Exercise requirements:
Drop every picture. Then return, exactly, the lines from the beginning of the listing below through the one containing "2.3)), estimator=None, sort=False, ax=ax)".

### Records for this task

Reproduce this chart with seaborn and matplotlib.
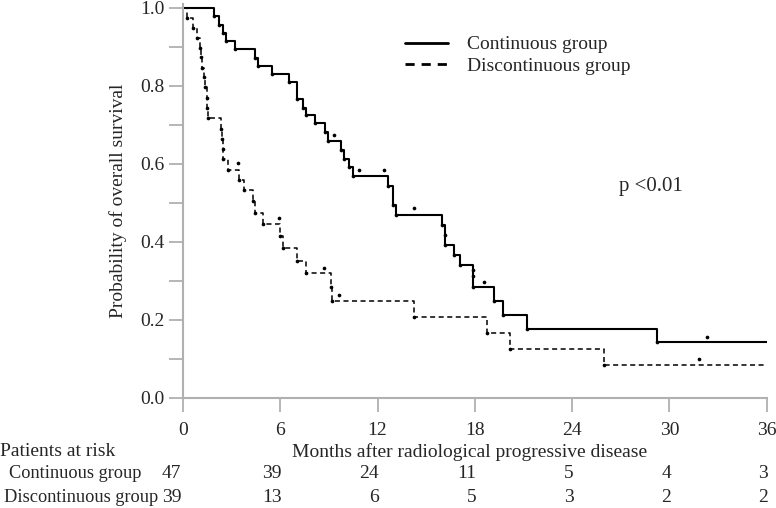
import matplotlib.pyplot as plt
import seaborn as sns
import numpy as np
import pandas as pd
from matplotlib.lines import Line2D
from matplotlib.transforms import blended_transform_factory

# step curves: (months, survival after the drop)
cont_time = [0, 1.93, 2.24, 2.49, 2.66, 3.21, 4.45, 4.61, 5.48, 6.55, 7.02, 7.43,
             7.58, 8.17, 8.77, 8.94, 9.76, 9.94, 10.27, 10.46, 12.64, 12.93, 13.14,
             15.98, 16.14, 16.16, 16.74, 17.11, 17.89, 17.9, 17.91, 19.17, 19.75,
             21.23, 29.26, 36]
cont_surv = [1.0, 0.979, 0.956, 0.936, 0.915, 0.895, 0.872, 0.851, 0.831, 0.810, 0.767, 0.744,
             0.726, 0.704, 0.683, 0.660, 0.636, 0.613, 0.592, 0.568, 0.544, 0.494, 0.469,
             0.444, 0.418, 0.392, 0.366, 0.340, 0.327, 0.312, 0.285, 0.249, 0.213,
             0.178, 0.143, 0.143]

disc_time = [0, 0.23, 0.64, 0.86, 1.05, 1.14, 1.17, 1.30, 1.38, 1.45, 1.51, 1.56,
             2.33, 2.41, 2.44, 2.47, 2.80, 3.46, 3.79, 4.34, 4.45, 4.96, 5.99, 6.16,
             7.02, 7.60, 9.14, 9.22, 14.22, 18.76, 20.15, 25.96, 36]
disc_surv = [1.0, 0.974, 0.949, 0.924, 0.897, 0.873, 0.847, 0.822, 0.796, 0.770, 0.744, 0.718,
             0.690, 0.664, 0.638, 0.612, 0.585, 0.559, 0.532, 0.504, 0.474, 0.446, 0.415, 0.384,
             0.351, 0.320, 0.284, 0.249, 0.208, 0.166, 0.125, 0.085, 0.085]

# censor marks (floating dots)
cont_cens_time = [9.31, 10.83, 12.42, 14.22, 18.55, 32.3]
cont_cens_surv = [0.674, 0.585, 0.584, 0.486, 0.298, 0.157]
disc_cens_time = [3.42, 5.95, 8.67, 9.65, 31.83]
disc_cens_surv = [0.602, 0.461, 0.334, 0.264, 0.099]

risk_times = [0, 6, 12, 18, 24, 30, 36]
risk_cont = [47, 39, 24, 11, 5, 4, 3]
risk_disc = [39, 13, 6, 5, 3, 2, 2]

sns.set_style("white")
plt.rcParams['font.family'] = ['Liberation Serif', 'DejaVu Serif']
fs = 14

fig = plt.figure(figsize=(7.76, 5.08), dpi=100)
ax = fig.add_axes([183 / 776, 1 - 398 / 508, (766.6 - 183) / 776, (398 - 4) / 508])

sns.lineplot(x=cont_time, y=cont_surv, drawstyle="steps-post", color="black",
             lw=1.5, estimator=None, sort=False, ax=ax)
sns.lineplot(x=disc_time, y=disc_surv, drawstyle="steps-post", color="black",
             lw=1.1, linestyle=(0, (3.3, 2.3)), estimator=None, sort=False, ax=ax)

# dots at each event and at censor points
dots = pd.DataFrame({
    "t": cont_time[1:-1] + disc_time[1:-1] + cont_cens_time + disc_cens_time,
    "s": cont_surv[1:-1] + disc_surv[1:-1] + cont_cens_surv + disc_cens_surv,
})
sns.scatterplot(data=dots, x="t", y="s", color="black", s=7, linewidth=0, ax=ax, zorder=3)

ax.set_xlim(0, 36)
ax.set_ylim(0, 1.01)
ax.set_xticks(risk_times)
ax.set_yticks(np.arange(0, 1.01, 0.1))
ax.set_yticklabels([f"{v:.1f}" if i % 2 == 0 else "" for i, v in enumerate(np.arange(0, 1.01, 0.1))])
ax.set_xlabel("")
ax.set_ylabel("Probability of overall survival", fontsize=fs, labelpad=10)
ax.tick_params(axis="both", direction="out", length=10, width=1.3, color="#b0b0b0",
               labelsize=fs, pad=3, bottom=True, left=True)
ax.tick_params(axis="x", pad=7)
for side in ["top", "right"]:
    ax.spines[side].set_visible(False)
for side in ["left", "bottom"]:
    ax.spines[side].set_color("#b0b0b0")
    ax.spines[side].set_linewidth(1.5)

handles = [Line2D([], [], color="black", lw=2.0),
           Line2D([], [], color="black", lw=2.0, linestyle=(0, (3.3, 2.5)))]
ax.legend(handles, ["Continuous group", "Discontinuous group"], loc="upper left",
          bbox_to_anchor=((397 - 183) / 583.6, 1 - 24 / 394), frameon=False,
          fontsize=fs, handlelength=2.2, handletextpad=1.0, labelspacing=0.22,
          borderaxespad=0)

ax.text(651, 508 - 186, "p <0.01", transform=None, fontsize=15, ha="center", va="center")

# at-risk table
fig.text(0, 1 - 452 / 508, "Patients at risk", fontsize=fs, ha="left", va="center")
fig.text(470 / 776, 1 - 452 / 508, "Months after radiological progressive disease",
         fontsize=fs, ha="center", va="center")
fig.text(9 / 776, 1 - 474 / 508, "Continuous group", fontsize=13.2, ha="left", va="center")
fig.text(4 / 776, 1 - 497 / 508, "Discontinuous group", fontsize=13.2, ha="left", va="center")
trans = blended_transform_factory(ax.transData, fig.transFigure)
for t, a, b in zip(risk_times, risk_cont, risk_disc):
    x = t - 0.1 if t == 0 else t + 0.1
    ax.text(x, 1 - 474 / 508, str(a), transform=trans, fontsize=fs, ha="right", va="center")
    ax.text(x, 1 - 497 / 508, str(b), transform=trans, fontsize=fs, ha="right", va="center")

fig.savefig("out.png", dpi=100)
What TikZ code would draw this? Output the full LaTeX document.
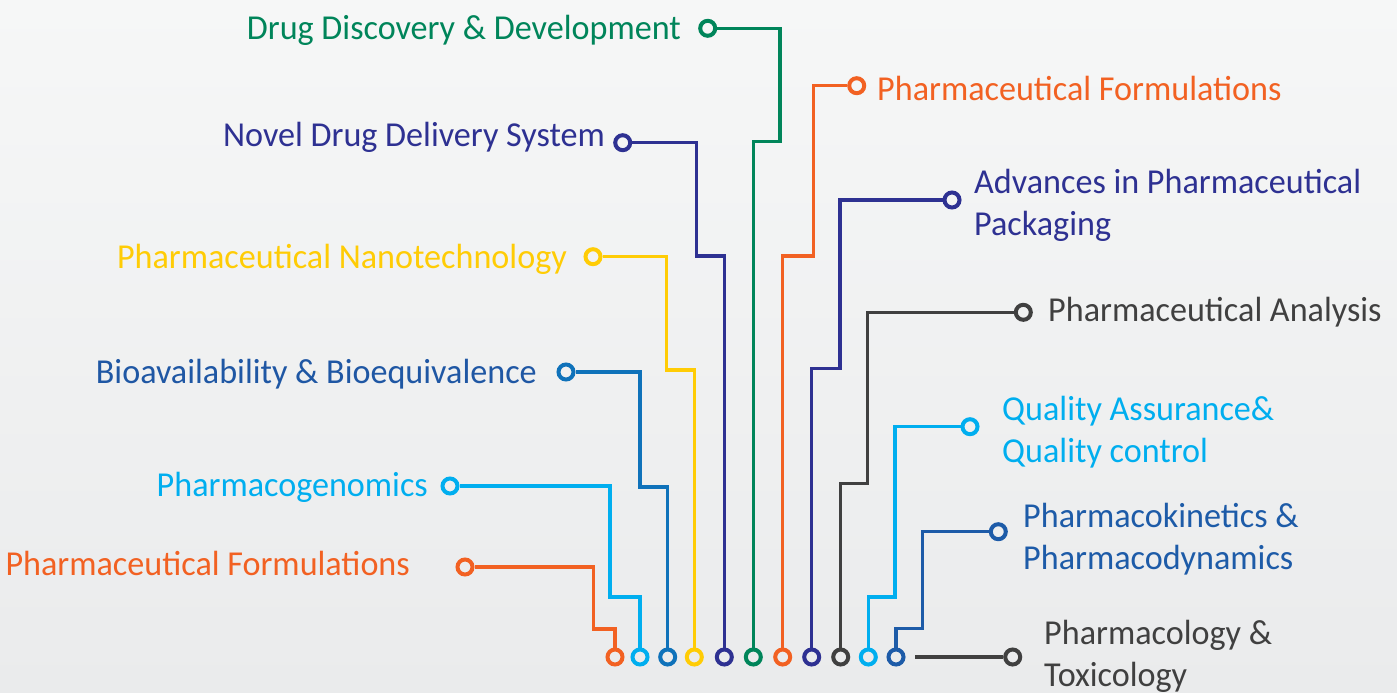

######

The result:
Reproduce this chart with seaborn and matplotlib.
import matplotlib.pyplot as plt
import seaborn as sns
import numpy as np
import pandas as pd
from matplotlib.lines import Line2D
from matplotlib.transforms import blended_transform_factory

# step curves: (months, survival after the drop)
cont_time = [0, 1.93, 2.24, 2.49, 2.66, 3.21, 4.45, 4.61, 5.48, 6.55, 7.02, 7.43,
             7.58, 8.17, 8.77, 8.94, 9.76, 9.94, 10.27, 10.46, 12.64, 12.93, 13.14,
             15.98, 16.14, 16.16, 16.74, 17.11, 17.89, 17.9, 17.91, 19.17, 19.75,
             21.23, 29.26, 36]
cont_surv = [1.0, 0.979, 0.956, 0.936, 0.915, 0.895, 0.872, 0.851, 0.831, 0.810, 0.767, 0.744,
             0.726, 0.704, 0.683, 0.660, 0.636, 0.613, 0.592, 0.568, 0.544, 0.494, 0.469,
             0.444, 0.418, 0.392, 0.366, 0.340, 0.327, 0.312, 0.285, 0.249, 0.213,
             0.178, 0.143, 0.143]

disc_time = [0, 0.23, 0.64, 0.86, 1.05, 1.14, 1.17, 1.30, 1.38, 1.45, 1.51, 1.56,
             2.33, 2.41, 2.44, 2.47, 2.80, 3.46, 3.79, 4.34, 4.45, 4.96, 5.99, 6.16,
             7.02, 7.60, 9.14, 9.22, 14.22, 18.76, 20.15, 25.96, 36]
disc_surv = [1.0, 0.974, 0.949, 0.924, 0.897, 0.873, 0.847, 0.822, 0.796, 0.770, 0.744, 0.718,
             0.690, 0.664, 0.638, 0.612, 0.585, 0.559, 0.532, 0.504, 0.474, 0.446, 0.415, 0.384,
             0.351, 0.320, 0.284, 0.249, 0.208, 0.166, 0.125, 0.085, 0.085]

# censor marks (floating dots)
cont_cens_time = [9.31, 10.83, 12.42, 14.22, 18.55, 32.3]
cont_cens_surv = [0.674, 0.585, 0.584, 0.486, 0.298, 0.157]
disc_cens_time = [3.42, 5.95, 8.67, 9.65, 31.83]
disc_cens_surv = [0.602, 0.461, 0.334, 0.264, 0.099]

risk_times = [0, 6, 12, 18, 24, 30, 36]
risk_cont = [47, 39, 24, 11, 5, 4, 3]
risk_disc = [39, 13, 6, 5, 3, 2, 2]

sns.set_style("white")
plt.rcParams['font.family'] = ['Liberation Serif', 'DejaVu Serif']
fs = 14

fig = plt.figure(figsize=(7.76, 5.08), dpi=100)
ax = fig.add_axes([183 / 776, 1 - 398 / 508, (766.6 - 183) / 776, (398 - 4) / 508])

sns.lineplot(x=cont_time, y=cont_surv, drawstyle="steps-post", color="black",
             lw=1.5, estimator=None, sort=False, ax=ax)
sns.lineplot(x=disc_time, y=disc_surv, drawstyle="steps-post", color="black",
             lw=1.1, linestyle=(0, (3.3, 2.3)), estimator=None, sort=False, ax=ax)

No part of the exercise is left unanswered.